Five years ago: The U.N. Security Council voted unanimously for tough new sanctions to punish North Korea for its latest nuclear test; a furious Pyongyang threatened a nuclear strike against the United States. The Senate confirmed John Brennan to be CIA director, 63-34, after the Obama administration bowed to demands from Republicans blocking the nomination and stated explicitly there were limits to the president’s power to use drones against U.S. terror suspects on American soil. Sybil Christopher, 83, the wife Richard Burton left in 1963 to marry Elizabeth Taylor, and who became a theater producer and nightclub founder, died in New York.

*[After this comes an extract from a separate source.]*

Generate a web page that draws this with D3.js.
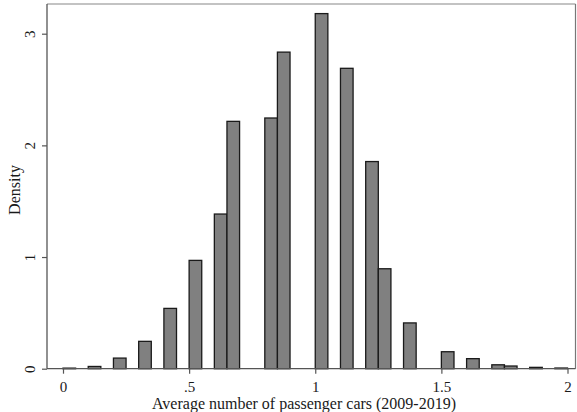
<!DOCTYPE html>
<html>
<head>
<meta charset="utf-8">
<script src="https://cdn.jsdelivr.net/npm/d3@7"></script>
<style>
  body { margin: 0; background: #fff; }
  text { font-family: "Liberation Serif", "Times New Roman", serif; fill: #1a1a1a; }
</style>
</head>
<body>
<svg id="chart" width="577" height="412"></svg>
<script>
// histogram bins (left edge) and density, width .05
let binStart = [0, 0.1, 0.2, 0.3, 0.4, 0.5, 0.6, 0.65, 0.8, 0.85, 1.0, 1.1, 1.2, 1.25, 1.35, 1.5, 1.6, 1.7, 1.75, 1.85, 1.95];
let density  = [0.005, 0.02, 0.095, 0.245, 0.54, 0.97, 1.385, 2.215, 2.245, 2.835, 3.18, 2.69, 1.855, 0.895, 0.41, 0.152, 0.09, 0.035, 0.024, 0.012, 0.006];
let binWidth = 0.05;
let xTicks = [0, 0.5, 1, 1.5, 2];
let xTickLabels = ['0', '.5', '1', '1.5', '2'];
let yTicks = [0, 1, 2, 3];

let svg = d3.select('#chart');

let xScale = d3.scaleLinear()
    .domain([0, 2])
    .range([63, 567.5]);

let yScale = d3.scaleLinear()
    .domain([0, 3])
    .range([368.7, 33.7]);

let plotLeft = 47, plotRight = 575.5, plotTop = 4, plotBottom = 368.7;

// frame (top/right lighter)
svg.append('line')
    .attr('x1', plotLeft).attr('x2', plotRight).attr('y1', plotTop).attr('y2', plotTop)
    .attr('stroke', '#888').attr('stroke-width', 1.2);
svg.append('line')
    .attr('x1', plotRight).attr('x2', plotRight).attr('y1', plotTop).attr('y2', plotBottom)
    .attr('stroke', '#777').attr('stroke-width', 1.2);

// bars
svg.selectAll('.bar')
    .data(binStart)
    .enter().append('rect')
    .attr('class', 'bar')
    .attr('x', d => xScale(d))
    .attr('y', (d, i) => yScale(density[i]))
    .attr('width', d => xScale(d + binWidth) - xScale(d))
    .attr('height', (d, i) => yScale(0) - yScale(density[i]))
    .attr('fill', '#808080')
    .attr('stroke', '#1a1a1a')
    .attr('stroke-width', 1.3);

// x axis
let xAxis = d3.axisBottom(xScale)
    .tickValues(xTicks)
    .tickFormat((d, i) => xTickLabels[i])
    .tickSize(5)
    .tickSizeOuter(0)
    .tickPadding(8);

let gx = svg.append('g')
    .attr('transform', 'translate(0,' + plotBottom + ')')
    .call(xAxis);
gx.select('.domain').attr('d', 'M' + plotLeft + ',0H' + plotRight).attr('stroke', '#555').attr('stroke-width', 1.3);
gx.selectAll('.tick line').attr('stroke', '#555').attr('stroke-width', 1.2);
gx.selectAll('.tick text')
    .attr('font-size', 15)
    .attr('font-family', '"Liberation Serif", serif')
    .attr('fill', '#1a1a1a');

// y axis
let yAxis = d3.axisLeft(yScale)
    .tickValues(yTicks)
    .tickFormat(d3.format('d'))
    .tickSize(5)
    .tickSizeOuter(0);

let gy = svg.append('g')
    .attr('transform', 'translate(' + plotLeft + ',0)')
    .call(yAxis);
gy.select('.domain').attr('d', 'M0,' + plotTop + 'V' + plotBottom).attr('stroke', '#555').attr('stroke-width', 1.3);
gy.selectAll('.tick line').attr('stroke', '#555').attr('stroke-width', 1.2);
gy.selectAll('.tick text')
    .attr('x', null).attr('dy', null)
    .attr('transform', 'translate(-12,0) rotate(-90)')
    .attr('text-anchor', 'middle')
    .attr('font-size', 15)
    .attr('font-family', '"Liberation Serif", serif')
    .attr('fill', '#1a1a1a');

// axis titles
svg.append('text')
    .attr('x', 304)
    .attr('y', 409)
    .attr('text-anchor', 'middle')
    .attr('font-size', 16)
    .text('Average number of passenger cars (2009-2019)');

svg.append('text')
    .attr('transform', 'translate(20,' + 190 + ') rotate(-90)')
    .attr('text-anchor', 'middle')
    .attr('font-size', 16)
    .text('Density');
</script>
</body>
</html>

One year ago: WikiLeaks published thousands of documents described as secret files about CIA hacking tools the government employed to break into users’ computers, mobile phones and even smart TVs from companies like Apple, Google, Microsoft and Samsung. The Commerce Department reported the U.S. trade deficit jumped in January 2017 by 9.6 percent to $48.5 billion, the highest level in nearly five years as a flood of mobile phones and other consumer products widened America’s trade gap with China. A freight train smashed into a charter bus at a rail crossing in Biloxi, Mississippi, leaving four people dead.
Today’s Birthdays: TV personality Willard Scott is 84. International Motorsports Hall of Famer Janet Guthrie is 80. Actor Daniel J. Travanti is 78. Entertainment executive Michael Eisner is 76. Rock musician Chris White (The Zombies) is 75. Rock singer Peter Wolf is 72. Rock musician Matthew Fisher (Procol Harum) is 72. Pro Football Hall of Famer Franco Harris is 68. Pro and College Football Hall of Famer Lynn Swann is 66. Rhythm-and-blues singer-musician Ernie Isley (The Isley Brothers) is 66. Rock musician Kenny Aronoff (BoDeans, John Mellencamp) is 65. Actor Bryan Cranston is 62. Actress Donna Murphy is 59. Actor Nick Searcy is 59. Golfer Tom Lehman is 59. International Tennis Hall of Famer Ivan Lendl is 58. Actress Mary Beth Evans is 57. Singer-actress Taylor Dayne is 56. Actor Bill Brochtrup is 55. Author E.L. James is 55. Author Bret Easton Ellis is 54. Opera singer Denyce Graves is 54. Comedian Wanda Sykes is 54. Actor Jonathan Del Arco is 52. Rock musician Randy Guss (Toad the Wet Sprocket) is 51. Actress Rachel Weisz (wys) is 48. Actor Peter Sarsgaard is 47. Actor Jay Duplass is 45. Classical singer Sebastien Izambard (Il Divo) is 45. Rock singer Hugo Ferreira (Tantric) is 44. Actress Jenna Fischer is 44. Actor Tobias Menzies is 44. Actress Sarayu Rao is 43. Actress Audrey Marie Anderson is 43. Actor TJ Thyne is 43. Bluegrass singer-musician Frank Solivan is 41. Actress Laura Prepon is 38. Actress Bel Powley is 26. Actress Giselle Eisenberg (TV: “Life in Pieces”) is 11.
Thought for Today: “Caveat actor.” (Let the doer beware.) — Latin proverb.